Nicole Cartwright, 32, used dating apps and caught a ride share to an unknown person's place at Haberfield the night before she was found dead. (Photo: Supplied)

“She used her phone a lot,” police said; chatting on social media, calling friends, arranging dates and, on the last day she was seen alive, booking a ride share that would be the last time she was seen alive.

Now police are using her mobile phone for other reasons, to find her killer.

Yesterday the family of Nicole Cartwright sat tearfully in Parramatta police station listening to a police detective appeal for information a year after a council worker stumbled across her body, wrapped in a sheet.

It was early in the morning, 7:30am, at Buffalo Creek Reserve in Hunters Hill.

Releasing CCTV of her last movements, police say Nicole was out with a friend in Paddington on October 2 last year, a day after her 32nd birthday, before booking a ride share to Haberfield late in the evening. Her last movements over the few hours after that are unknown.

“She was socially active on her mobile arranging dates on applications and talking to new people. She was meeting with people days before her death on various social networking applications,” Acting Superintendent and Homicide Squad Commander Detective Jason Dickinson told the assembled media.

Asked if people should be taking particular care when using online dating sites and applications, he added: “I think it’s a matter of common sense and being reasonable if you’re using applications and dating websites and that type of thing to meet people. You just have to use the same type of common sense as you would if you were meeting anybody else.”

CLICK TO VIEW VIDEO OF LAST CCTV FOOTAGE

Police officers have trawled through “volumes of CCTV footage” to try and get to the bottom of what happened to Nicole.

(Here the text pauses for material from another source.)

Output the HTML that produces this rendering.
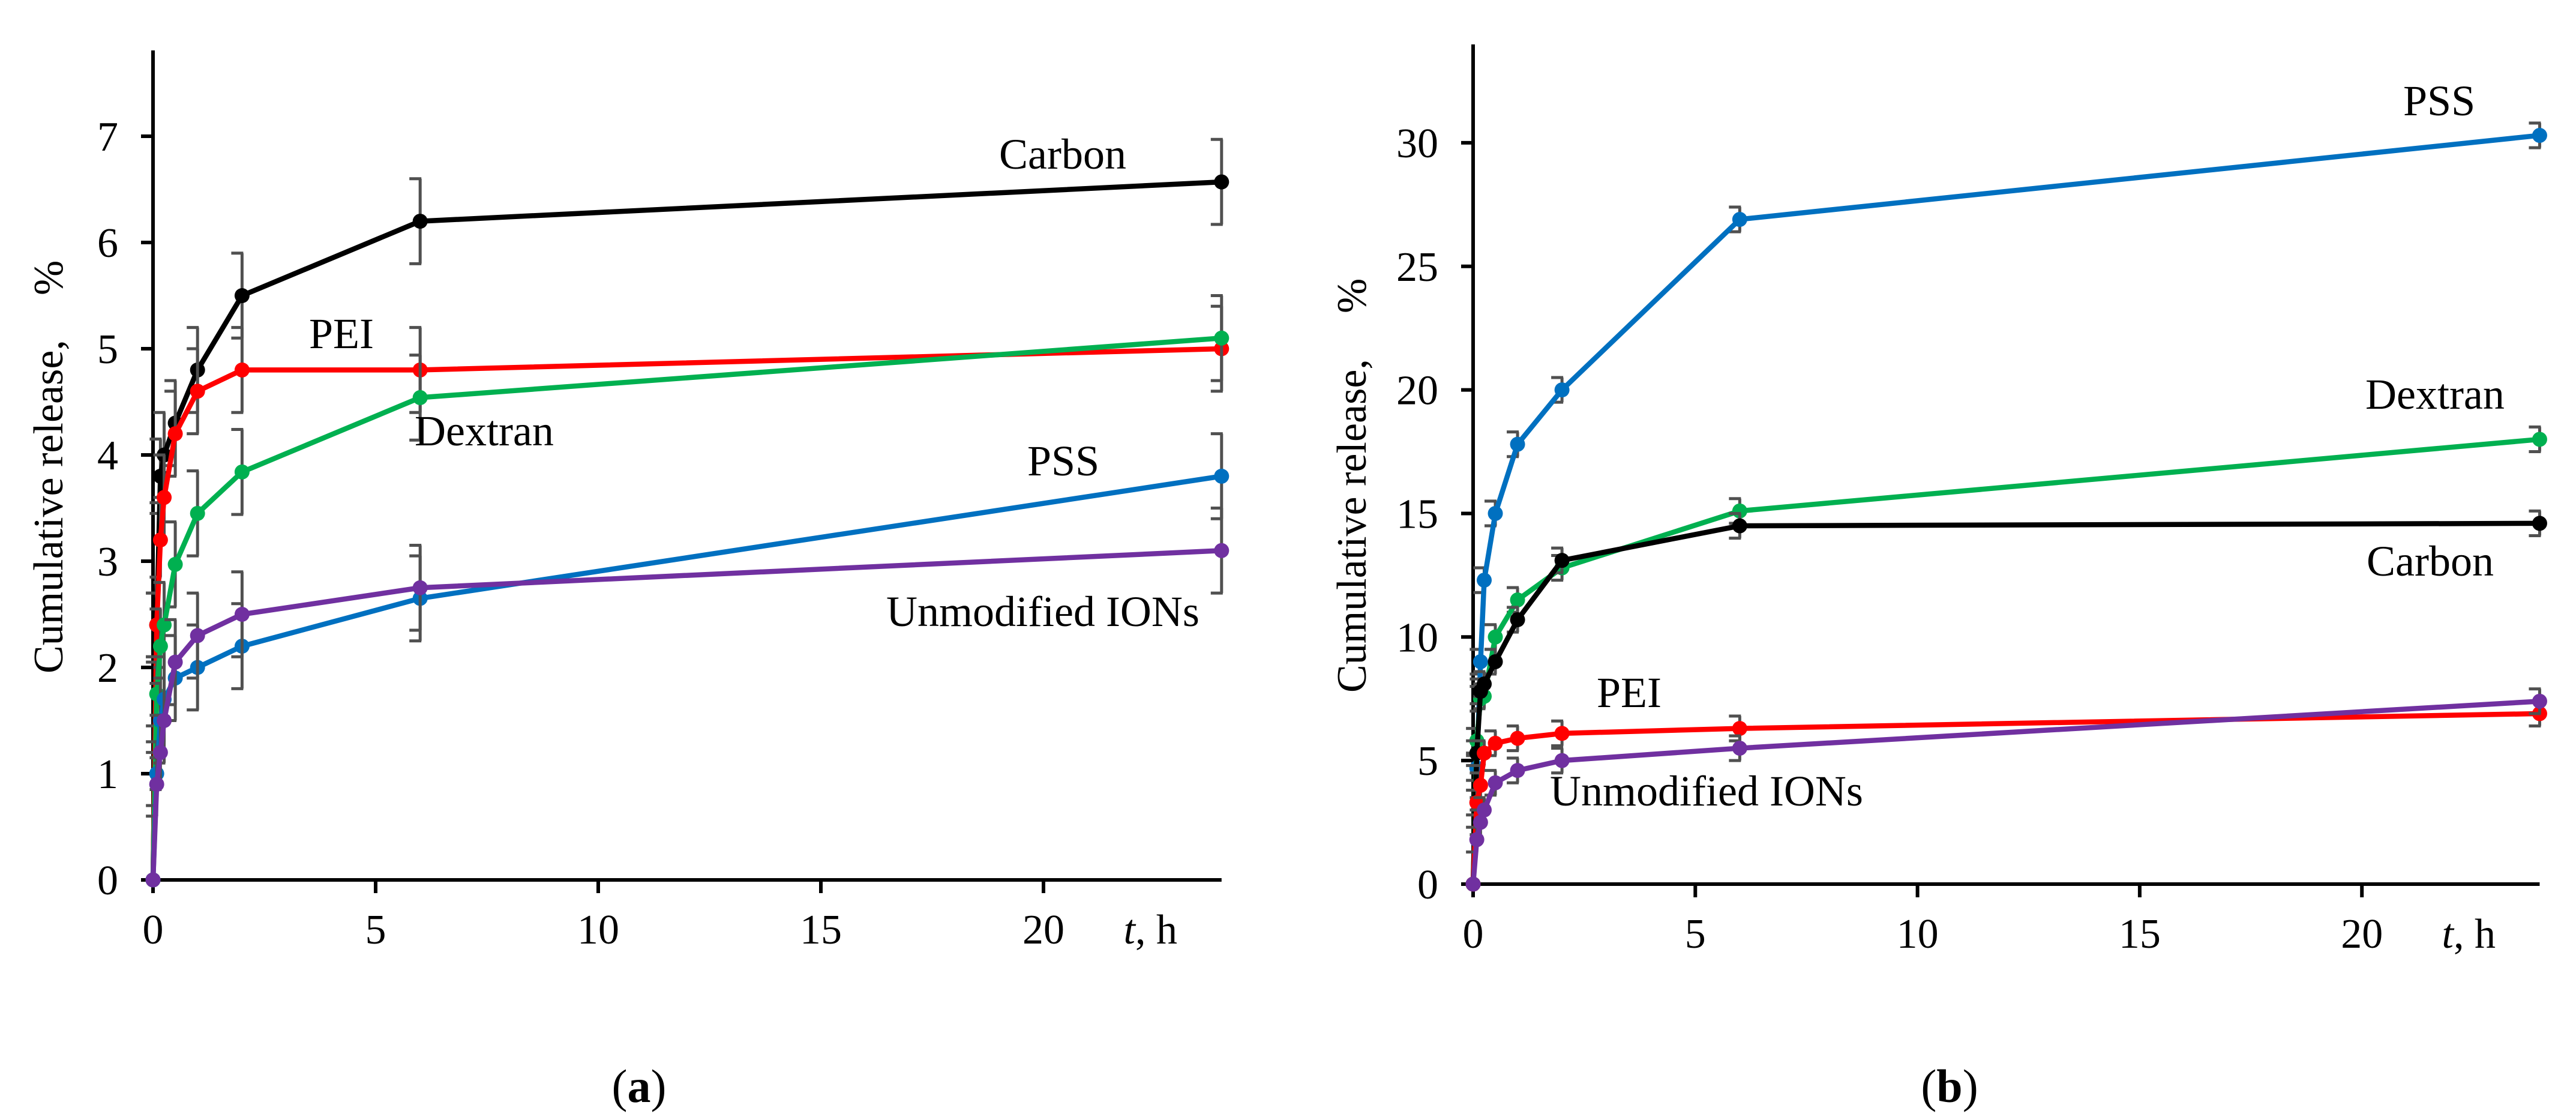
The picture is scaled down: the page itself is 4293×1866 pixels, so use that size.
<!DOCTYPE html>
<html><head><meta charset="utf-8">
<style>
html,body{margin:0;padding:0;background:#fff;}
svg{display:block;}
text{font-family:"Liberation Serif",serif;fill:#000;}
</style></head>
<body>
<svg id="fig" width="4293" height="1866" viewBox="0 0 4293 1866" xmlns="http://www.w3.org/2000/svg">
<rect width="4293" height="1866" fill="#fff"/>
</svg>
<script>
// shared time points (h)
const times = [0, 0.083, 0.167, 0.25, 0.5, 1, 2, 6, 24];
const xTicks = [0, 5, 10, 15, 20];
// panel a
const aTicksY = [0, 1, 2, 3, 4, 5, 6, 7];
const aCarbon = [0, 2.4, 3.8, 4.0, 4.3, 4.8, 5.5, 6.2, 6.57];
const aPEI = [0, 2.4, 3.2, 3.6, 4.2, 4.6, 4.8, 4.8, 5.0];
const aDextran = [0, 1.75, 2.2, 2.4, 2.97, 3.45, 3.84, 4.54, 5.1];
const aPSS = [0, 1.0, 1.5, 1.7, 1.9, 2.0, 2.2, 2.65, 3.8];
const aUnmod = [0, 0.9, 1.2, 1.5, 2.05, 2.3, 2.5, 2.75, 3.1];
const aErr = [0, 0.3, 0.35, 0.4, 0.4, 0.4, 0.4, 0.4, 0.4];
// panel b
const bTicksY = [0, 5, 10, 15, 20, 25, 30];
const bPSS = [0, 4.7, 9.0, 12.3, 15.0, 17.8, 20.0, 26.9, 30.3];
const bDextran = [0, 5.8, 7.5, 7.6, 10.0, 11.5, 12.8, 15.1, 18.0];
const bCarbon = [0, 5.3, 7.8, 8.1, 9.0, 10.7, 13.1, 14.5, 14.6];
const bPEI = [0, 3.3, 4.0, 5.3, 5.7, 5.9, 6.1, 6.3, 6.9];
const bUnmod = [0, 1.8, 2.5, 3.0, 4.1, 4.6, 5.0, 5.5, 7.4];
const bErr = [0, 0.5, 0.5, 0.5, 0.5, 0.5, 0.5, 0.5, 0.5];

const NS = "http://www.w3.org/2000/svg";
const svg = document.getElementById('fig');
function mk(tag, attrs, parent) {
  const e = document.createElementNS(NS, tag);
  for (const k in attrs) e.setAttribute(k, attrs[k]);
  (parent || svg).appendChild(e);
  return e;
}

function panel(cfg) {
  const g = mk('g', {});
  
  
  const X = t => cfg.x0 + t * cfg.px;
  const Y = v => cfg.y0 - v * cfg.py;
  const ya = mk('line', {x1: cfg.x0, y1: cfg.top, x2: cfg.x0, y2: cfg.y0 + 3, stroke: '#000', 'stroke-width': 6}, g);
  
  
  const xa = mk('line', {x1: cfg.x0 - 3, y1: cfg.y0, x2: X(24), y2: cfg.y0, stroke: '#000', 'stroke-width': 6}, g);
  
  
  cfg.yTicks.forEach(v => {
    mk('line', {x1: cfg.x0 - 20, y1: Y(v), x2: cfg.x0, y2: Y(v), stroke: '#000', 'stroke-width': 6}, g);
    const t = mk('text', {x: cfg.x0 - 58, y: Y(v) + 24, 'text-anchor': 'end', 'font-size': 70}, g);
    t.textContent = v;
    
    
  });
  xTicks.forEach(v => {
    mk('line', {x1: X(v), y1: cfg.y0, x2: X(v), y2: cfg.y0 + 22, stroke: '#000', 'stroke-width': 6}, g);
    const t = mk('text', {x: X(v), y: cfg.y0 + 106, 'text-anchor': 'middle', 'font-size': 70}, g);
    t.textContent = v;
    
    
  });
  const xt = mk('text', {x: X(21.8), y: cfg.y0 + 106, 'font-size': 70}, g);
  xt.innerHTML = '<tspan font-style="italic">t</tspan>, h';
  
  
  const yt = mk('text', {x: 0, y: 0, 'font-size': 70, transform: `translate(${cfg.ytx},${cfg.ytBottom}) rotate(-90)`}, g);
  yt.textContent = 'Cumulative release,';
  
  
  const yp = mk('text', {x: 0, y: 0, 'font-size': 70, transform: `translate(${cfg.ytx},${cfg.pctBottom}) rotate(-90)`}, g);
  yp.textContent = '%';
  
  
  cfg.series.forEach(s => {
    const sg = mk('g', {}, g);
    
    
    s.vals.forEach((v, i) => {
      const e = cfg.err[i];
      if (e > 0) {
        const xx = X(times[i]);
        const eb = mk('path', {d: `M${xx},${Y(v + e)}V${Y(v - e)}M${xx - 18},${Y(v + e)}H${xx + 2}M${xx - 18},${Y(v - e)}H${xx + 2}`, stroke: '#505050', 'stroke-width': 5, fill: 'none'}, sg);
        
        
      }
    });
    const pts = s.vals.map((v, i) => X(times[i]) + ',' + Y(v)).join(' ');
    const pl = mk('polyline', {points: pts, fill: 'none', stroke: s.color, 'stroke-width': 8.5, 'stroke-linejoin': 'round'}, sg);
    
    
    s.vals.forEach((v, i) => {
      const c = mk('circle', {cx: X(times[i]), cy: Y(v), r: 12.5, fill: s.color}, sg);
      
      
    });
  });
  cfg.labels.forEach(l => {
    const t = mk('text', {x: l[1], y: l[2], 'font-size': 72}, g);
    t.textContent = l[0];
    
    
  });
  const cap = mk('text', {x: cfg.capX, y: 1836, 'text-anchor': 'middle', 'font-size': 78}, g);
  cap.innerHTML = '(<tspan font-weight="bold">' + cfg.cap + '</tspan>)';
  
  
}

panel({
  name: 'chart-a', x0: 255, px: 74.2, y0: 1466, py: 177, top: 84,
  yTicks: aTicksY, err: aErr, ytx: 104, ytBottom: 1122, pctBottom: 492, capX: 1065, cap: 'a',
  series: [
    {id: 'carbon', color: '#000000', vals: aCarbon},
    {id: 'pei', color: '#ff0000', vals: aPEI},
    {id: 'dextran', color: '#00b050', vals: aDextran},
    {id: 'pss', color: '#0070c0', vals: aPSS},
    {id: 'unmodified', color: '#7030a0', vals: aUnmod}
  ],
  labels: [['Carbon', 1665, 281], ['PEI', 515, 580], ['Dextran', 691, 742], ['PSS', 1712, 792], ['Unmodified IONs', 1477, 1043]]
});
panel({
  name: 'chart-b', x0: 2455, px: 74.06, y0: 1473, py: 41.17, top: 74,
  yTicks: bTicksY, err: bErr, ytx: 2276, ytBottom: 1154, pctBottom: 522, capX: 3249, cap: 'b',
  series: [
    {id: 'pss', color: '#0070c0', vals: bPSS},
    {id: 'dextran', color: '#00b050', vals: bDextran},
    {id: 'carbon', color: '#000000', vals: bCarbon},
    {id: 'pei', color: '#ff0000', vals: bPEI},
    {id: 'unmodified', color: '#7030a0', vals: bUnmod}
  ],
  labels: [['PSS', 4005, 192], ['Dextran', 3942, 681], ['Carbon', 3944, 959], ['PEI', 2661, 1178], ['Unmodified IONs', 2583, 1342]]
});
</script>
</body></html>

Footage shows her tapping off her Opal Card at Museum Station in the heart of Sydney’s CBD. In the CCTV footage Nicole is wearing all black – almost Goth-style.

“She had a very distinct style, people would recognise her,” Detective Dickinson said.

Police hold a press conference with members of Nicole Cartwright’s family as they appeal for more information. (Photo: Martin Newman/Macleay)

More footage from a camera on a suburban house showed a man walking on Pittwater Road around the time Nicole’s body was dumped.

“Its hard to express in words what our families have been through since Nicole’s death,” her brother Ben told the press conference. “The past 12 months have been unimaginably difficult and we’re still struggling to comprehend that she’ll never be coming home.”

Brenda Cartwright, Nicole’s mother who she lived with in Lansvale, wiped away tears as she listened on.

With a deep breath and sigh Ben continued: “We grieve daily for Nicole and for the life she’ll never get to live.”

He took a long pause and added: “I know we can’t bring her back but we don’t want any other family to go through the pain that we’ve had to endure.

CCTV shows Nicole Cartwright at Museum Station the night before she was found dead. (Photo: Supplied)

“To the person who did this, you’ve cut short Nicole’s life, you’ve destroyed our family and shattered our hearts.”

Detective Dickinson added: “If any people do remember seeing Nicole or do have any information please contact the police”.

And there are many questions left unanswered that investigators have about the night Nicole was murdered.

Her family believe somebody in the community knows something and they urged people who may have any information to please contact the police.

Nicole would have turned 33 on Tuesday this week and her brother Ben said her birthday was a “heart breaking reminder of the immense pain we feel on a day that should have been a celebration”.

He finished his sad monologue: “Please help us find justice for Nicole.”